### TASK INSTRUCTIONS
In this exercise, the entries below include pictures. Repeat exactly the lines from the line with "What matplotlib code" to the line with "plt.rcParams['font.weight'] = 'bold'", including both, but without the pictures.

[Stored dataset items]
** Start **
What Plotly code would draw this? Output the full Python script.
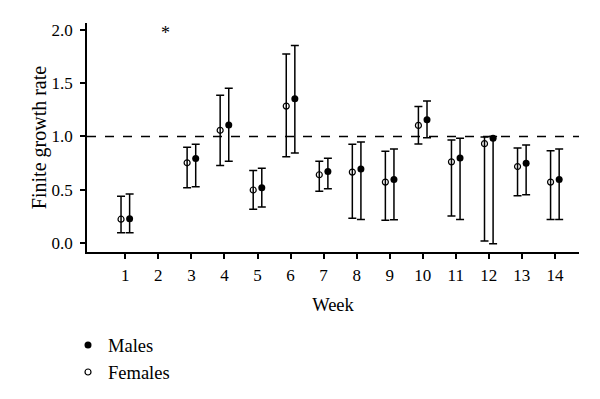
import plotly.graph_objects as go

weeks = [1, 3, 4, 5, 6, 7, 8, 9, 10, 11, 12, 13, 14]
female_mean = [0.224, 0.753, 1.058, 0.498, 1.285, 0.641, 0.666, 0.572, 1.104, 0.762, 0.933, 0.718, 0.572]
female_low = [0.096, 0.519, 0.728, 0.317, 0.809, 0.485, 0.233, 0.215, 0.930, 0.255, 0.019, 0.445, 0.221]
female_high = [0.439, 0.899, 1.387, 0.681, 1.773, 0.768, 0.927, 0.862, 1.281, 0.967, 0.995, 0.893, 0.865]
male_mean = [0.227, 0.793, 1.107, 0.519, 1.353, 0.672, 0.694, 0.597, 1.157, 0.799, 0.983, 0.750, 0.597]
male_low = [0.096, 0.529, 0.768, 0.339, 0.846, 0.510, 0.221, 0.218, 0.989, 0.221, -0.006, 0.454, 0.221]
male_high = [0.460, 0.927, 1.453, 0.703, 1.854, 0.796, 0.949, 0.883, 1.334, 0.983, 1.000, 0.921, 0.883]
tick_weeks = list(range(1, 15))
y_ticks = [0.0, 0.5, 1.0, 1.5, 2.0]
star_week = 2

offset = 0.13
FONT = "Liberation Serif"

fig = go.Figure()
fig.add_trace(go.Scatter(
    x=[w + offset for w in weeks], y=male_mean, mode="markers", name="Males",
    marker=dict(symbol="circle", size=7, color="black"),
    error_y=dict(type="data", symmetric=False,
                 array=[h - m for h, m in zip(male_high, male_mean)],
                 arrayminus=[m - l for m, l in zip(male_mean, male_low)],
                 color="black", thickness=1.5, width=4),
))
fig.add_trace(go.Scatter(
    x=[w - offset for w in weeks], y=female_mean, mode="markers", name="Females",
    marker=dict(symbol="circle-open", size=6, color="black", line=dict(width=1.2)),
    error_y=dict(type="data", symmetric=False,
                 array=[h - m for h, m in zip(female_high, female_mean)],
                 arrayminus=[m - l for m, l in zip(female_mean, female_low)],
                 color="black", thickness=1.5, width=4),
))

fig.add_shape(type="line", xref="paper", x0=0, x1=1, yref="y", y0=1, y1=1,
              line=dict(color="black", width=1.5, dash="dash"))

fig.add_annotation(x=star_week + 0.21, y=1.975, text="*", showarrow=False,
                   font=dict(family=FONT, size=18, color="black"))

fig.update_layout(
    width=600, height=399,
    margin=dict(l=79, r=29, t=15, b=154.5, autoexpand=False),
    paper_bgcolor="white", plot_bgcolor="white",
    font=dict(family=FONT, size=17, color="black"),
    showlegend=True,
    legend=dict(x=-0.0386, y=-0.325, xanchor="left", yanchor="top",
                font=dict(family=FONT, size=18.5, color="black"),
                itemsizing="trace", tracegroupgap=0),
    xaxis=dict(range=[-0.16, 14.73], tickmode="array", tickvals=tick_weeks,
               ticktext=[str(t) for t in tick_weeks],
               showgrid=False, zeroline=False, showline=True, linecolor="black",
               linewidth=1.5, ticks="outside", ticklen=5, tickwidth=1.5, tickcolor="black",
               ticklabelstandoff=2, automargin=False,
               title=dict(text="Week", standoff=14, font=dict(family=FONT, size=18.5))),
    yaxis=dict(range=[-0.084, 2.065], tickmode="array", tickvals=y_ticks,
               tickformat=".1f", showgrid=False, zeroline=False, showline=True,
               linecolor="black", linewidth=1.5, ticks="outside", ticklen=5,
               tickwidth=1.5, tickcolor="black", ticklabelstandoff=4, automargin=False,
               title=dict(text="Finite growth rate", standoff=0,
                          font=dict(family=FONT, size=20))),
)

fig.write_html("out.html")
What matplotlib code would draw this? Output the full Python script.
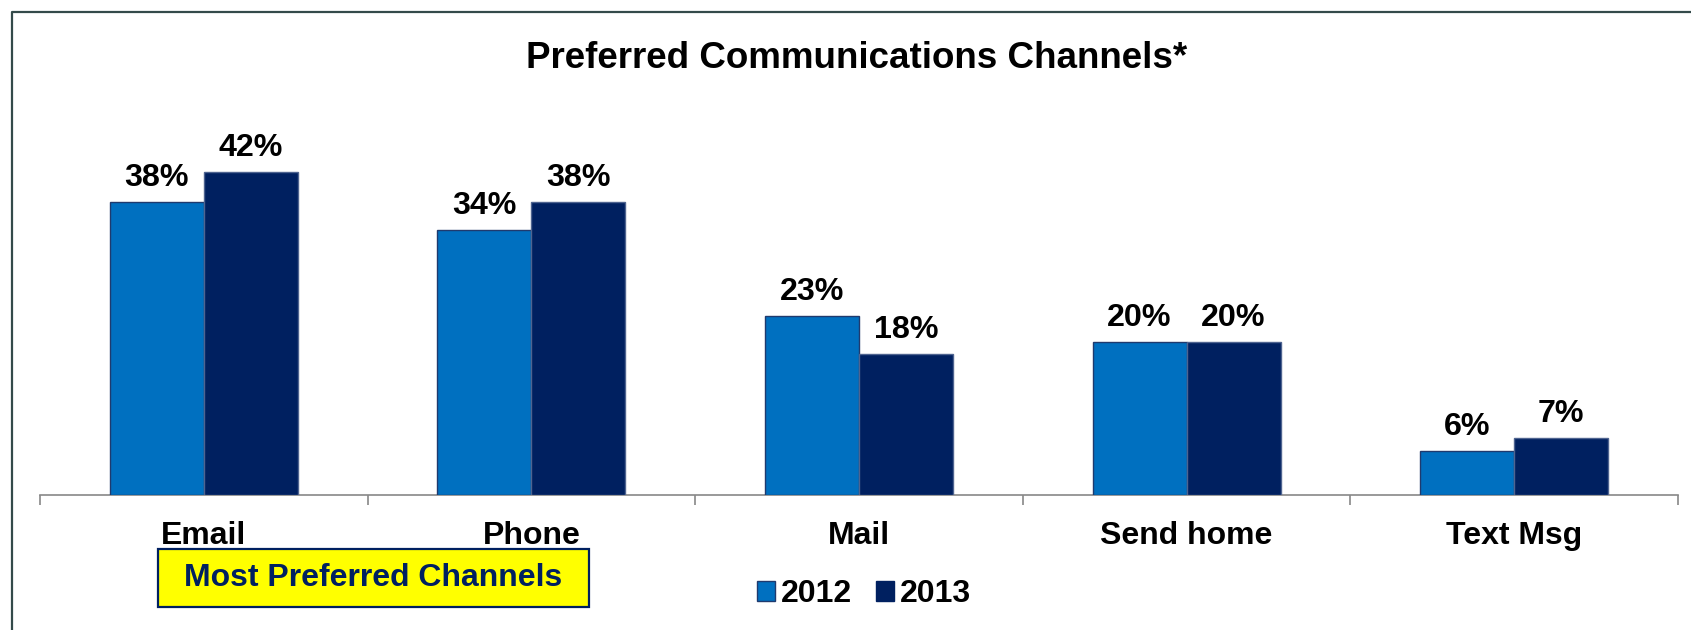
import matplotlib
matplotlib.use("Agg")
import matplotlib.pyplot as plt
from matplotlib.patches import Rectangle, Patch
from matplotlib.lines import Line2D
import numpy as np

categories = ["Email", "Phone", "Mail", "Send home", "Text Msg"]
series_names = ["2012", "2013"]
values_2012 = [38.1, 34.5, 23.3, 19.9, 5.7]
values_2013 = [42.0, 38.2, 18.4, 19.9, 7.4]
title = "Preferred Communications Channels*"
box_text = "Most Preferred Channels"

W, H = 1691, 630
DPI = 100
plt.rcParams['font.family'] = ['Liberation Sans', 'DejaVu Sans']
plt.rcParams['font.weight'] = 'bold'

fig = plt.figure(figsize=(W / DPI, H / DPI), dpi=DPI)
fig.patch.set_facecolor('white')

ax = fig.add_axes([40 / W, 135 / H, (1678 - 40) / W, 384 / H])
ax.set_xlim(-0.5, len(categories) - 0.5)
ax.set_ylim(0, 50)

c2012 = '#0070C0'
c2013 = '#002060'
x = np.arange(len(categories))
w = 0.287
b1 = ax.bar(x - w, values_2012, width=w, align='edge', color=c2012,
            edgecolor='#1F3A6E', linewidth=1.0, zorder=3)
b2 = ax.bar(x, values_2013, width=w, align='edge', color=c2013,
            edgecolor='#4F6490', linewidth=1.0, zorder=3)

for bars, vals in ((b1, values_2012), (b2, values_2013)):
    for rect, v in zip(bars, vals):
        ax.annotate(f"{v:.0f}%", (rect.get_x() + rect.get_width() / 2, rect.get_height()),
                    xytext=(0, 11.5), textcoords='offset points', ha='center', va='baseline',
                    fontsize=23.2, fontweight='bold', color='black')

for s in ['top', 'right', 'left']:
    ax.spines[s].set_visible(False)
ax.spines['bottom'].set_color('#888888')
ax.spines['bottom'].set_linewidth(1.2)
ax.set_yticks([])
ax.set_xticks(x)
ax.set_xticklabels(categories, fontsize=23, fontweight='bold')
ax.tick_params(axis='x', which='major', length=0, pad=19)
ax.set_xticks(np.arange(-0.5, len(categories)), minor=True)
ax.tick_params(axis='x', which='minor', length=7.5, width=1.2, color='#888888', direction='out')

fig.text(857 / W, (H - 67.5) / H, title, ha='center', va='baseline',
         fontsize=26.5, fontweight='bold')

# Yellow box
fig.add_artist(Rectangle((158 / W, (H - 607) / H), (589 - 158) / W, (607 - 549) / H,
                         transform=fig.transFigure, facecolor='#FFFF00', edgecolor='#002060',
                         linewidth=1.6))
fig.text(373.5 / W, (H - 578) / H, box_text, ha='center', va='center',
         fontsize=23, fontweight='bold', color='#002060')

# Legend
handles = [Patch(facecolor=c2012, edgecolor='#1F3A6E', linewidth=1.0),
           Patch(facecolor=c2013, edgecolor='#002060', linewidth=1.0)]
fig.legend(handles, series_names, loc='center', bbox_to_anchor=(864 / W, (H - 594) / H),
           ncol=2, frameon=False, fontsize=23, handlelength=0.57, handleheight=0.57,
           handletextpad=0.2, columnspacing=0.72, borderpad=0, borderaxespad=0)

# Border
fig.add_artist(Line2D([11.5 / W, 11.5 / W, 1.0], [0.0, (H - 12) / H, (H - 12) / H],
                      transform=fig.transFigure, color='#344A4A', linewidth=1.6))

fig.savefig('out.png', dpi=DPI)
** End **
### ANSWER IN FULL
What matplotlib code would draw this? Output the full Python script.
import matplotlib
matplotlib.use("Agg")
import matplotlib.pyplot as plt
from matplotlib.patches import Rectangle, Patch
from matplotlib.lines import Line2D
import numpy as np

categories = ["Email", "Phone", "Mail", "Send home", "Text Msg"]
series_names = ["2012", "2013"]
values_2012 = [38.1, 34.5, 23.3, 19.9, 5.7]
values_2013 = [42.0, 38.2, 18.4, 19.9, 7.4]
title = "Preferred Communications Channels*"
box_text = "Most Preferred Channels"

W, H = 1691, 630
DPI = 100
plt.rcParams['font.family'] = ['Liberation Sans', 'DejaVu Sans']
plt.rcParams['font.weight'] = 'bold'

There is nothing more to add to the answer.